No obstante, la educación profesional no puede ser abordada sin tomar en cuenta el contexto que la caracteriza. Por tanto, la educación – además de que responde a las necesidades científicas de generación de conocimiento – también guarda una estrecha relación con el desarrollo social, por lo que tendría que responder a las demandas de índole política y económica, razón por la cual se la vincula a los intereses laborales de cualquier sociedad, es decir que se institucionaliza.

La educación profesional institucionalizada trasciende – o reduce – el interés humano de generación de conocimiento, va más allá de la mera intención de formar individuos cultos, de probar nuevos paradigmas y gestar saberes desconocidos; más bien, adquiere la función de formar individuos capaces de desempeñarse en un terreno laboral que exige una preparación disciplinar concreta, un conocimiento formal de un área respectiva. Así, la educación profesional podría considerarse como la antesala del ejercicio laboral.

De manera que la educación profesional responde a las necesidades de generación de conocimiento de una sociedad particular, pero también prepara a los individuos para el desempeño laboral y, con ello, para que abonen desde cada área específica al desarrollo, la mejora y el bienestar de sus sociedades. Tal concepción, además de encontrarse vigente en los objetivos que persiguen las Instituciones de Educación Superior, resulta bastante pragmática y lógica; aunque la situación de la sociedad latinoamericana, mexicana y tlaxcalteca pareciera retratar un desdibujamiento entre el objetivo primordial de la educación profesional y sus logros concretos. Se trata de una crisis que trastoca no sólo el ámbito económico y social, sino el ámbito educativo; como si de pronto la educación profesional no cumpliera cabalmente con las expectativas que la sociedad demanda.

Alguna vez escuché a alguien decir que la docencia universitaria poco comprometida es un acto de corrupción, de saqueo a los dineros públicos. Me atrevo, pues, a extender tal reflexión y a decir que la permanencia de estudiantes poco comprometidos en las universidades también es un acto deshonesto y reprobable, puesto que la educación profesional requiere del diálogo, del compromiso, del interés genuino tanto de docentes como de estudiantes, es una tarea ardua que demanda esfuerzo, que se construye en el día a día y que debe trascender las limitaciones institucionales, que debe enfocarse en la generación de vínculos académicos y sociales, de ampliar panoramas y de construir soluciones a los problemas comunes. De ahí la importancia de establecer una relación cercana entre las instituciones de educación superior y la sociedad a la que pertenecen, de asumir como propia la responsabilidad de proponer cambios, de atreverse.

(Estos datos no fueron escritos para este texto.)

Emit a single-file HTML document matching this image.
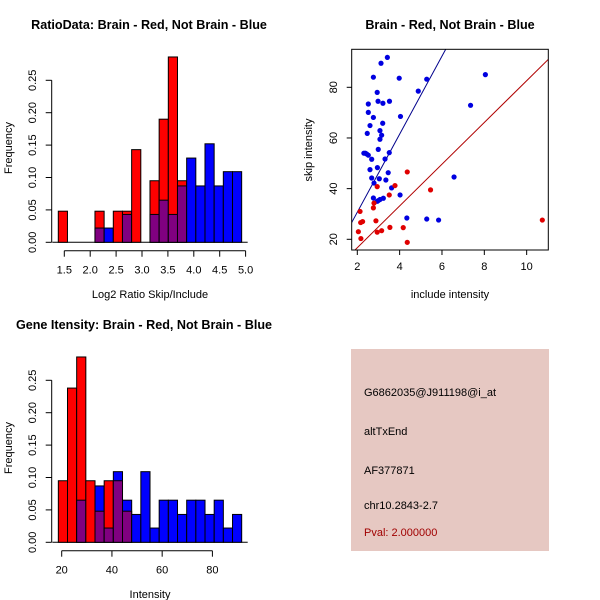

Emociona ver cómo los estudiantes, a lo largo de su trayectoria universitaria, se van convirtiendo cada vez más en abogados, contadores, politólogos, filósofos, médicos, antropólogos, comunicólogos, diseñadores, odontólogos, sociólogos, trabajadores sociales, biólogos, ingenieros… van adoptando, con el paso de cada semestre, una serie de actitudes, pensamientos y sentires propios de su profesión, como si su formación profesional no sólo los dotara de los conocimientos y habilidades relativos a su disciplina, sino que les permitiera re-entender la vida y el mundo y actuar en consecuencia. Las profesiones, entonces, se pueden convertir en el eje que guíe las decisiones tomadas, en una forma de vida. De este modo, la tarea central de la formación profesional quedaría rebasada, en gran medida, y dejaría de ser la antesala del desempeño laboral para convertirse en generadora de cambios tanto individuales como sociales. Sin embargo, no existe una fórmula que perpetúe el entusiasmo de los estudiantes y que trascienda la etapa formativa y se traslade al ejercicio laboral, supongo entonces que todo esto dependerá del nivel de compromiso y de esfuerzo individual, pero también de la disposición de una sociedad que cada vez exige más y aporta menos. El reto es grande, sin duda. Volviendo al inicio, ¿para qué sirve estudiar una carrera? Para comprender de otro modo la realidad compleja en que vivimos, para proponer soluciones a los problemas comunes, para descubrir y descubrirse a sí mismo en el ejercicio profesional; las profesiones en sí mismas no son el remedio a los males sociales, pero podrían ser el inicio de una transformación.